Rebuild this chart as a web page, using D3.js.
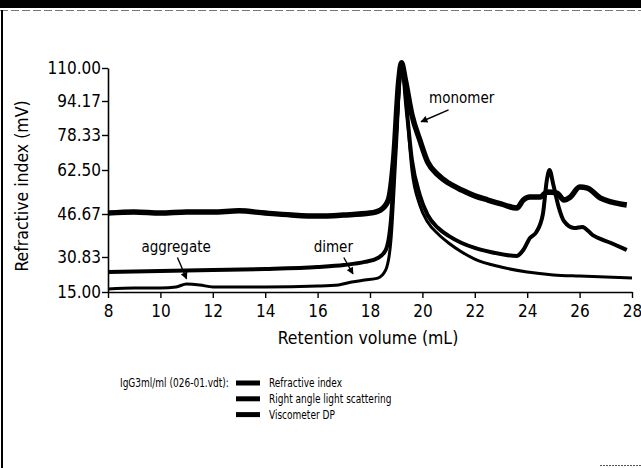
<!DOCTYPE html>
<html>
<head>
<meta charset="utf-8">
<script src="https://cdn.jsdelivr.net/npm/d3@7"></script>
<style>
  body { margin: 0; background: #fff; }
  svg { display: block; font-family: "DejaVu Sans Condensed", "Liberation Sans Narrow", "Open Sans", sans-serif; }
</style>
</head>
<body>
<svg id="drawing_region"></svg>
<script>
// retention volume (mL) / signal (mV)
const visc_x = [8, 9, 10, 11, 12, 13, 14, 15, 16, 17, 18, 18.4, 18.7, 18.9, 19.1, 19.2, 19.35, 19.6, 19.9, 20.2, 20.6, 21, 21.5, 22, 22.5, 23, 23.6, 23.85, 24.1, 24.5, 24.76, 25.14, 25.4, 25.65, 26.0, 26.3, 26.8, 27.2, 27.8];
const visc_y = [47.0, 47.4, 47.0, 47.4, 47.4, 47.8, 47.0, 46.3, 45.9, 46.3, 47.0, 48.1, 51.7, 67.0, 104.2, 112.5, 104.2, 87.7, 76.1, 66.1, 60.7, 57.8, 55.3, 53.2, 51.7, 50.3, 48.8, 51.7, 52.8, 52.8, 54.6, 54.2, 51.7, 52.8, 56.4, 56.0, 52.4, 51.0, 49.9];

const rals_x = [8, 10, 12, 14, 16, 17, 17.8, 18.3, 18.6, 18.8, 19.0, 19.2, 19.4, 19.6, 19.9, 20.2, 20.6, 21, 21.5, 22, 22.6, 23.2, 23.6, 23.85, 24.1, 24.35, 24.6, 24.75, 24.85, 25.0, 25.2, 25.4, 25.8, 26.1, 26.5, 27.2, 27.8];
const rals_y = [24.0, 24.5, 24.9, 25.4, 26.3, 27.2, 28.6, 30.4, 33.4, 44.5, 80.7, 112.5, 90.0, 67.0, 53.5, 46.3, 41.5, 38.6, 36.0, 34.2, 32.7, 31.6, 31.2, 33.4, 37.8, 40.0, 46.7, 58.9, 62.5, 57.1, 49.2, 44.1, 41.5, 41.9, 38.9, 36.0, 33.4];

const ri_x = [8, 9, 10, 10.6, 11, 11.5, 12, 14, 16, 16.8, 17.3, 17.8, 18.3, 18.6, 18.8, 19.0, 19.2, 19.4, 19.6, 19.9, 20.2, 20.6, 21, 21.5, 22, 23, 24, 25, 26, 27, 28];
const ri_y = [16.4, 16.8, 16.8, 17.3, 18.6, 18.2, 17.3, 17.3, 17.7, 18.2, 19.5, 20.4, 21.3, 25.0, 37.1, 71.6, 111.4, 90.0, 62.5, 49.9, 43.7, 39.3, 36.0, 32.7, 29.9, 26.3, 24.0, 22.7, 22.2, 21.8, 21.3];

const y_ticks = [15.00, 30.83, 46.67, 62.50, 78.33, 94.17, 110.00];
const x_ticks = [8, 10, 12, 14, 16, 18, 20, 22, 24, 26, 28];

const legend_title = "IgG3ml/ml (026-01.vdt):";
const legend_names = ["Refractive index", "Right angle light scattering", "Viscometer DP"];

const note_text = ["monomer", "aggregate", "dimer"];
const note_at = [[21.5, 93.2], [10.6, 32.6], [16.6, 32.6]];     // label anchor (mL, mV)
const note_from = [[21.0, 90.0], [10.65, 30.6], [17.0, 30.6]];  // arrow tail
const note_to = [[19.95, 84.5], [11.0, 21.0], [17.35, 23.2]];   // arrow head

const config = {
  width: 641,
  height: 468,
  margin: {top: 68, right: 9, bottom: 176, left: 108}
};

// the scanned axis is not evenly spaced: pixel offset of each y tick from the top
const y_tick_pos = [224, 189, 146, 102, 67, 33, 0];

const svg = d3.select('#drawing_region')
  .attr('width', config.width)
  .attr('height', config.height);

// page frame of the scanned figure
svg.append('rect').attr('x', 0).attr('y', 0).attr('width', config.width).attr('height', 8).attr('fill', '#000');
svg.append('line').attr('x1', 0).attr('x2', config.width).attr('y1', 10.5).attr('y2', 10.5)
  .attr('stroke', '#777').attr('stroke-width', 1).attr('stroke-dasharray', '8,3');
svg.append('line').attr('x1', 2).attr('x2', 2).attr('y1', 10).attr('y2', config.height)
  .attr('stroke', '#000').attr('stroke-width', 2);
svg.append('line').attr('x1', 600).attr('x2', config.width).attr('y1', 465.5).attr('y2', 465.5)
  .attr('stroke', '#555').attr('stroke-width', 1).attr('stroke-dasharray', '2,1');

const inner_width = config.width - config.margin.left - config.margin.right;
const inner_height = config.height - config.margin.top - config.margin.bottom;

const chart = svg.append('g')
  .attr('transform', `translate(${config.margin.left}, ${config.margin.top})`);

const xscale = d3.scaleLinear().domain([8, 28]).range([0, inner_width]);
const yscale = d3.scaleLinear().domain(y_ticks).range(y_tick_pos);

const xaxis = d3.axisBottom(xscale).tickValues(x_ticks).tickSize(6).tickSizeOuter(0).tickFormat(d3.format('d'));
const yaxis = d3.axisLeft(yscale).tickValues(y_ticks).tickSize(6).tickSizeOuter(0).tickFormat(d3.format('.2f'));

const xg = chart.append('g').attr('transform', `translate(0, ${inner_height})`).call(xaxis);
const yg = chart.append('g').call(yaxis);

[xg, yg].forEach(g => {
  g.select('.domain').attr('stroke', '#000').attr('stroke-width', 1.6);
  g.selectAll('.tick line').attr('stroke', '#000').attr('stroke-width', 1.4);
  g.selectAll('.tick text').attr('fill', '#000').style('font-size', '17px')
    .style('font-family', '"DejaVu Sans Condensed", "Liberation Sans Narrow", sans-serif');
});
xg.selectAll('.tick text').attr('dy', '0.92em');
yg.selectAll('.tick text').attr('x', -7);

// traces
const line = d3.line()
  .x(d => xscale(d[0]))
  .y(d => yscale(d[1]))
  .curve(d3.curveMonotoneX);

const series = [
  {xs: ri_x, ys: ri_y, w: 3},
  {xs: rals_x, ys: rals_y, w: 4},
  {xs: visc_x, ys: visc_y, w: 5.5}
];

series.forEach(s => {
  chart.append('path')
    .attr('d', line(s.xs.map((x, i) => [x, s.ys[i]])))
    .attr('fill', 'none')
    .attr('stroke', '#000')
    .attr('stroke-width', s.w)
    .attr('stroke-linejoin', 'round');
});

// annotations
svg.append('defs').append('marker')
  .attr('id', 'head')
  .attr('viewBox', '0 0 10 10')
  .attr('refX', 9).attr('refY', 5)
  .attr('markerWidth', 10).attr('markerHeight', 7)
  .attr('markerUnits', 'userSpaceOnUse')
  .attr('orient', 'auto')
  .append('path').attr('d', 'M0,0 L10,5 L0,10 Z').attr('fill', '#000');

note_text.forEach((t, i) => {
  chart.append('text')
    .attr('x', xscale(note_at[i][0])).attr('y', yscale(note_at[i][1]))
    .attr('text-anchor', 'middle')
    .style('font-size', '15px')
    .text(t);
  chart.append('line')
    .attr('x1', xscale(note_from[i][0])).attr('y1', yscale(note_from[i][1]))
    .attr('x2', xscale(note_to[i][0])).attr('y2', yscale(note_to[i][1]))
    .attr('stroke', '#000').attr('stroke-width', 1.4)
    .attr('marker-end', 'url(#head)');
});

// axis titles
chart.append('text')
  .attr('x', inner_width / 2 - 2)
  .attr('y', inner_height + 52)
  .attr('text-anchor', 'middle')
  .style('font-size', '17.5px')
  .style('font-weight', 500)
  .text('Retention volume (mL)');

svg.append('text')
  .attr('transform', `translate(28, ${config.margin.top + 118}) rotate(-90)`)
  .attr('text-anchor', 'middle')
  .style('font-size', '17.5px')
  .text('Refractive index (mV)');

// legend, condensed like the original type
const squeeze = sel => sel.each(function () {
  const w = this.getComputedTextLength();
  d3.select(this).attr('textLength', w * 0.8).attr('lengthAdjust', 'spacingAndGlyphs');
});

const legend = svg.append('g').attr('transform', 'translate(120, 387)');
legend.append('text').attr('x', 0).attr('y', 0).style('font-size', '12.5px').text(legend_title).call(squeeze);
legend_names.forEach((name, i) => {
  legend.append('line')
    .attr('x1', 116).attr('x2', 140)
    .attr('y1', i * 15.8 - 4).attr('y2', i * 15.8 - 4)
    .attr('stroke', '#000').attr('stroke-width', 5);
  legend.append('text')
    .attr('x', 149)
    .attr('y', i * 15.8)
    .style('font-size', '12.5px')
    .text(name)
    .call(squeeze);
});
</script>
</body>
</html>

== Work to complete ==
Leave the pictures out and please restate exactly the lines running from the start of the material through the one with "52.4, 51.0, 49.9];".

== The answer ==
Rebuild this chart as a web page, using D3.js.
<!DOCTYPE html>
<html>
<head>
<meta charset="utf-8">
<script src="https://cdn.jsdelivr.net/npm/d3@7"></script>
<style>
  body { margin: 0; background: #fff; }
  svg { display: block; font-family: "DejaVu Sans Condensed", "Liberation Sans Narrow", "Open Sans", sans-serif; }
</style>
</head>
<body>
<svg id="drawing_region"></svg>
<script>
// retention volume (mL) / signal (mV)
const visc_x = [8, 9, 10, 11, 12, 13, 14, 15, 16, 17, 18, 18.4, 18.7, 18.9, 19.1, 19.2, 19.35, 19.6, 19.9, 20.2, 20.6, 21, 21.5, 22, 22.5, 23, 23.6, 23.85, 24.1, 24.5, 24.76, 25.14, 25.4, 25.65, 26.0, 26.3, 26.8, 27.2, 27.8];
const visc_y = [47.0, 47.4, 47.0, 47.4, 47.4, 47.8, 47.0, 46.3, 45.9, 46.3, 47.0, 48.1, 51.7, 67.0, 104.2, 112.5, 104.2, 87.7, 76.1, 66.1, 60.7, 57.8, 55.3, 53.2, 51.7, 50.3, 48.8, 51.7, 52.8, 52.8, 54.6, 54.2, 51.7, 52.8, 56.4, 56.0, 52.4, 51.0, 49.9];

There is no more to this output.